Illustrators' published works earn reprographic royalties through licenses granted by copyright collecting societies to secondary rights users like libraries, institutions, corporations, copy shops and others, to permit photocopying and digitally republishing of published material anywhere in the world.

Foreign visual art collecting societies collect royalties for American illustrators, but they can't pay it to us because there hasn't been a properly chartered reprographic royalty collecting society in the U.S. to track usage and distribute the money properly. The U.S. Copyright Clearance Center claims a similar position. Some money has been returned to the US since at least 1995, but it is not reaching rights holders and is going unaccounted for. For more information visit the website of the American Society of Illustrators Partnership.

Work Made for Hire

A work made for hire is an exception to the general rule that the person who creates a work is the legal author of that work. In the case of a work "made for hire" (WFH), the employer - not the employee - is considered the legal author.

Background

Under the U.S. Copyright Act, a work is protected by copyright from the time it is created in a fixed form. In other words, when a work is written down or otherwise set into tangible form, the copyright immediately becomes the property of the author who created it. Only the author or those deriving their rights from the author can rightfully claim copyright.

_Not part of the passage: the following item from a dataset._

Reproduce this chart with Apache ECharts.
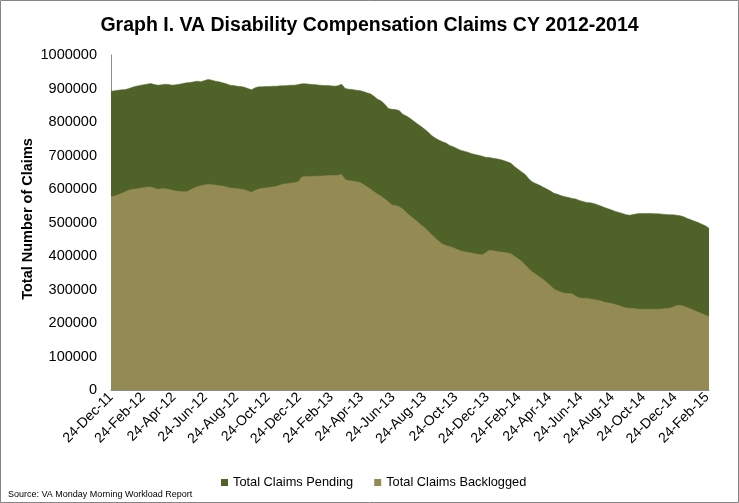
<!DOCTYPE html>
<html>
<head>
<meta charset="utf-8">
<script src="https://cdn.jsdelivr.net/npm/echarts@6/dist/echarts.min.js"></script>
<style>
html,body{margin:0;padding:0;background:#fff;}
#chart{width:739px;height:503px;}
</style>
</head>
<body>
<div id="chart"></div>
<script>
// ---- data ----
const startDate = '2011-12-24';   // first weekly observation
const endDate = '2015-02-28';     // last weekly observation
const seriesNames = ['Total Claims Pending', 'Total Claims Backlogged'];
const yAxisTitle = 'Total Number of Claims';
const monthNames = ['Jan','Feb','Mar','Apr','May','Jun','Jul','Aug','Sep','Oct','Nov','Dec'];
const yTicks = [0,100000,200000,300000,400000,500000,600000,700000,800000,900000,1000000];

// weekly values (thousands)
const pendingK = [
 892,893,895,896,897,900,904,907,909,911,
 913,915,912,910,911,913,912,910,911,913,
 915,917,918,920,922,920,924,927,925,922,
 920,917,914,910,909,907,906,904,900,896,
 902,905,905,906,906,907,907,908,908,909,
 910,910,912,914,914,913,912,911,910,909,
 909,908,907,908,913,900,898,897,895,894,
 891,887,884,877,868,863,853,840,838,837,
 834,823,818,811,803,795,787,779,770,760,
 752,746,741,737,730,726,721,716,713,710,
 706,703,701,698,695,694,692,690,688,685,
 681,677,667,659,651,643,630,621,616,611,
 605,600,594,587,584,580,577,575,572,570,
 566,563,560,559,557,553,549,545,541,537,
 533,530,527,523,522,524,526,527,527,527,
 527,526,526,525,524,523,523,522,520,517,
 512,508,504,500,495,490,483
];
const backlogK = [
 577,579,583,587,592,597,599,600,602,604,
 606,606,603,599,601,601,599,596,594,593,
 592,592,597,603,607,610,612,614,613,612,
 610,609,606,603,602,601,600,598,594,590,
 596,600,602,603,605,606,608,612,615,616,
 618,619,622,636,637,637,638,638,639,639,
 640,640,640,641,643,628,625,624,622,620,
 614,607,600,592,584,578,570,562,552,551,
 547,540,530,520,512,503,493,485,475,464,
 454,444,436,431,428,425,420,416,413,411,
 409,407,405,403,410,417,416,414,412,411,
 409,407,399,392,384,373,362,352,345,337,
 330,321,311,301,296,292,289,288,287,280,
 275,274,274,272,270,268,266,262,260,258,
 255,252,248,245,244,243,242,241,241,241,
 241,241,241,242,243,244,248,252,253,250,
 246,242,237,232,228,224,219
];

// ---- build categories (daily) and weekly points ----
function iso(d){return d.toISOString().slice(0,10);}
const days = [];
{
  let d = new Date(startDate + 'T00:00:00Z');
  const e = new Date(endDate + 'T00:00:00Z');
  while (d <= e) { days.push(iso(d)); d = new Date(d.getTime() + 86400000); }
}
const weekDates = [];
{
  let d = new Date(startDate + 'T00:00:00Z');
  for (let i = 0; i < pendingK.length; i++) { weekDates.push(iso(d)); d = new Date(d.getTime() + 7*86400000); }
}
const pendingData = weekDates.map((d,i)=>[d, pendingK[i]*1000]);
const backlogData = weekDates.map((d,i)=>[d, backlogK[i]*1000]);

function fmt(s){
  const p = s.split('-');
  return parseInt(p[2],10) + '-' + monthNames[parseInt(p[1],10)-1] + '-' + p[0].slice(2);
}
function isLabelDay(s){
  const p = s.split('-');
  return p[2] === '24' && parseInt(p[1],10) % 2 === 0;
}

const FONT = '"Liberation Sans", Arial, sans-serif';
const chart = echarts.init(document.getElementById('chart'), null, {renderer:'canvas'});
chart.setOption({
  animation: false,
  backgroundColor: '#ffffff',
  title: {
    text: 'Graph I. VA Disability Compensation Claims CY 2012-2014',
    left: 'center', top: 11,
    textStyle: {fontFamily: FONT, fontSize: 19.5, fontWeight: 'bold', color: '#000'}
  },
  legend: {
    data: seriesNames,
    bottom: 9, left: 216,
    icon: 'rect', itemWidth: 7, itemHeight: 7, itemGap: 21,
    textStyle: {fontFamily: FONT, fontSize: 12.8, color: '#000'}
  },
  grid: {left: 111, right: 30, top: 55, bottom: 113, containLabel: false},
  xAxis: {
    type: 'category',
    data: days,
    boundaryGap: false,
    axisLine: {lineStyle: {color: '#8c8c8c'}},
    axisTick: {show: false},
    axisLabel: {
      interval: (idx, val) => isLabelDay(val),
      rotate: 45,
      formatter: v => fmt(v),
      fontFamily: FONT, fontSize: 14, color: '#000', margin: 5
    },
    splitLine: {show: false}
  },
  yAxis: {
    type: 'value',
    min: yTicks[0], max: yTicks[yTicks.length-1], interval: 100000,
    axisLine: {show: true, lineStyle: {color: '#8c8c8c'}},
    axisTick: {show: false},
    splitLine: {show: false},
    axisLabel: {fontFamily: FONT, fontSize: 14.5, color: '#000', margin: 14,
                formatter: v => String(v)}
  },
  series: [
    {
      name: seriesNames[0], type: 'line', data: pendingData,
      symbol: 'none', lineStyle: {width: 0.5, color: '#4F6228'},
      itemStyle: {color: '#4F6228'},
      areaStyle: {color: '#4F6228', opacity: 1}, z: 2
    },
    {
      name: seriesNames[1], type: 'line', data: backlogData,
      symbol: 'none', lineStyle: {width: 0.5, color: '#948A54'},
      itemStyle: {color: '#948A54'},
      areaStyle: {color: '#948A54', opacity: 1}, z: 3
    }
  ],
  graphic: [
    {type: 'rect', shape: {x: 0.5, y: 0.5, width: 738, height: 502},
     style: {fill: 'none', stroke: '#858585', lineWidth: 1}, silent: true},
    {type: 'text', x: 28, y: 219, rotation: Math.PI / 2,
     style: {text: yAxisTitle, font: 'bold 14.5px ' + FONT, fill: '#000',
             align: 'center', verticalAlign: 'middle'}},
    {type: 'text', left: 8, top: 490,
     style: {text: 'Source: VA Monday Morning Workload Report', font: '9px ' + FONT, fill: '#000'}}
  ]
});
</script>
</body>
</html>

Although the general rule is that the person who creates a work is the author of that work, there is an exception to that principle: the copyright law defines a category of works called "works made for hire." If a work is "made for hire," the employer, and not the employee, is considered the author. The employer may be a firm, an organization, or an individual.

Statutory Definition

To understand the complex concept of a work made for hire, it is necessary to refer to the statutory definition.

Section 101 of the copyright law defines a "work made for hire" as:

  1. A work prepared by an employee within the scope of his or her employment; or
  2. A work specially ordered or commissioned for use as a contribution to a collective work, as a part of a motion picture or other audiovisual work, as a sound recording, as a translation, as a supplementary work, as a compilation, as an instructional text, as a test, as answer material for a test, or as an atlas, if the parties expressly agree in a written instrument signed by them that the work shall be considered a work made for hire. For the purpose of the foregoing sentence, a "supplementary work" is a work prepared for a publication as a secondary adjunct to a work by another author for the purpose of introducing, concluding, illustrating, explaining, revising, commenting upon, or assisting in the use of the other work, such as forewords, afterwords, pictorial illustrations, maps, charts, tables, editorial notes, musical arrangements, answer material for tests, bibliographies, appendixes, and indexes; and an "instructional text" is a literary, pictorial, or graphic work prepared for publication and with the purpose of use in systematic instructional activities.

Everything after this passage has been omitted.